En seconde partie, Galith Touati a présenté une activité destinée aux adolescents et à l’atelier qu’elle présente en collège “Face à l’histoire”.

À la lumière de situations vécues par des enfants juifs cachés pendant la Seconde Guerre mondiale et qui témoignent dans cet atelier, les adolescents sont invités à débattre avec leurs professeurs de questions telles que : « Peut-on avoir une raison légitime de désobéir aux lois ? », « En quoi suis-je concerné(e) par ce qui arrive aux autres ?», …

Nina, animatrice de l’Hachomer Hatzaïr témoigne : « Nous commémorons Yom Hashoah chaque année au local de l’Hachomer, participons à la lecture des noms des déportés et à la cérémonie officielle à la Synagogue de la Victoire. La transmission est une brique essentielle de notre mouvement. Nous revenons justement d’un voyage en Pologne en avril. Cet « atelier Corrin » nous est vraiment utile, car il nous fait réaliser ce que font les autres mouvements et d’échanger nos pratiques, en vue de les adapter/adopter. »

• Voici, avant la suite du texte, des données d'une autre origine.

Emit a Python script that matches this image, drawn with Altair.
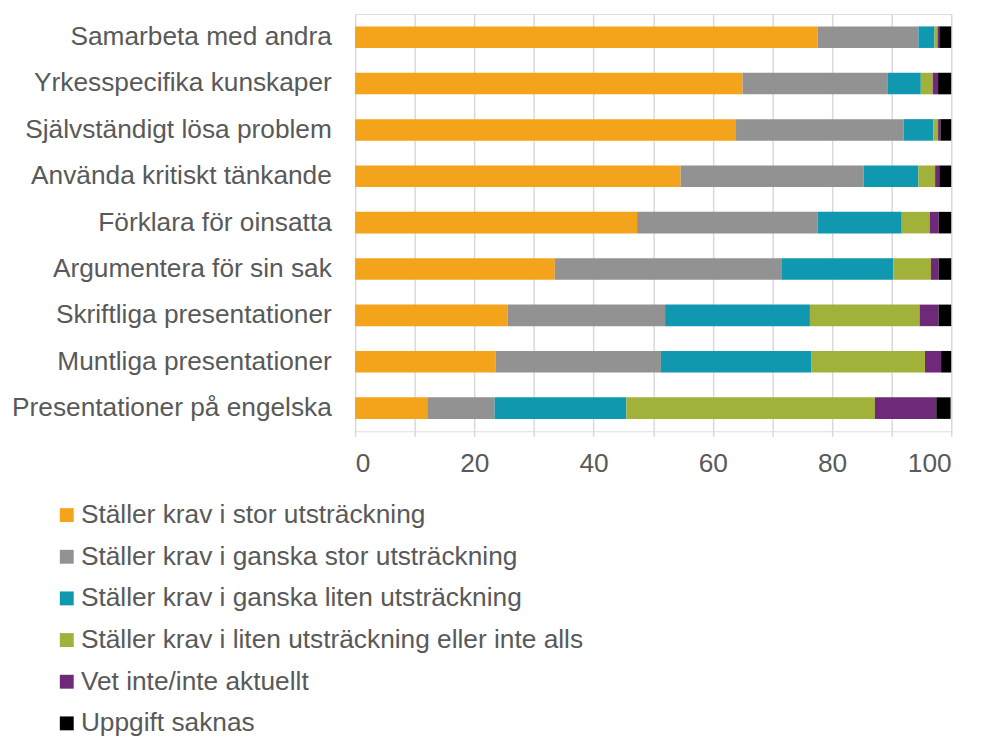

Eliana, cadre pédagogique aux EEIF, en charge des questions de « mémoire » au Centre National du mouvement scout ajoute : « Notre génération a conscience qu’elle est à un moment charnière, puisque nous avons encore la possibilité d’échanger avec les derniers témoins et que nous devenons des “témoins de témoins”, comme disait Elie Buzyn (z’l) qui nous a quittés en mai 2022. Nous devons nous emparer de cette opportunité et cet accompagnement est très bénéfique pour nous »,

Pari gagné pour ce premier « atelier Annie et Charles Corrin pour l’enseignement de l’histoire de la Shoah », lancé dans une belle dynamique et qui verra naître une sortie par trimestre, à Paris et en région avec le concours des délégations régionales FSJU, sous différents formats : visites d’expositions temporaires au Mémorial de la Shoah, Camp des Milles, Struthof, … projection de films, conférences d’intervenants.

Un second rendez-vous est d’ores et déjà planifié le 21 mai prochain à l’Espace Rachi pour une rencontre exceptionnelle avec Ginette Kolinka, rescapée d’Auschwitz, qui viendra témoigner à la suite de son dernier livre Une vie Heureuse, paru chez Grasset en mars 2023.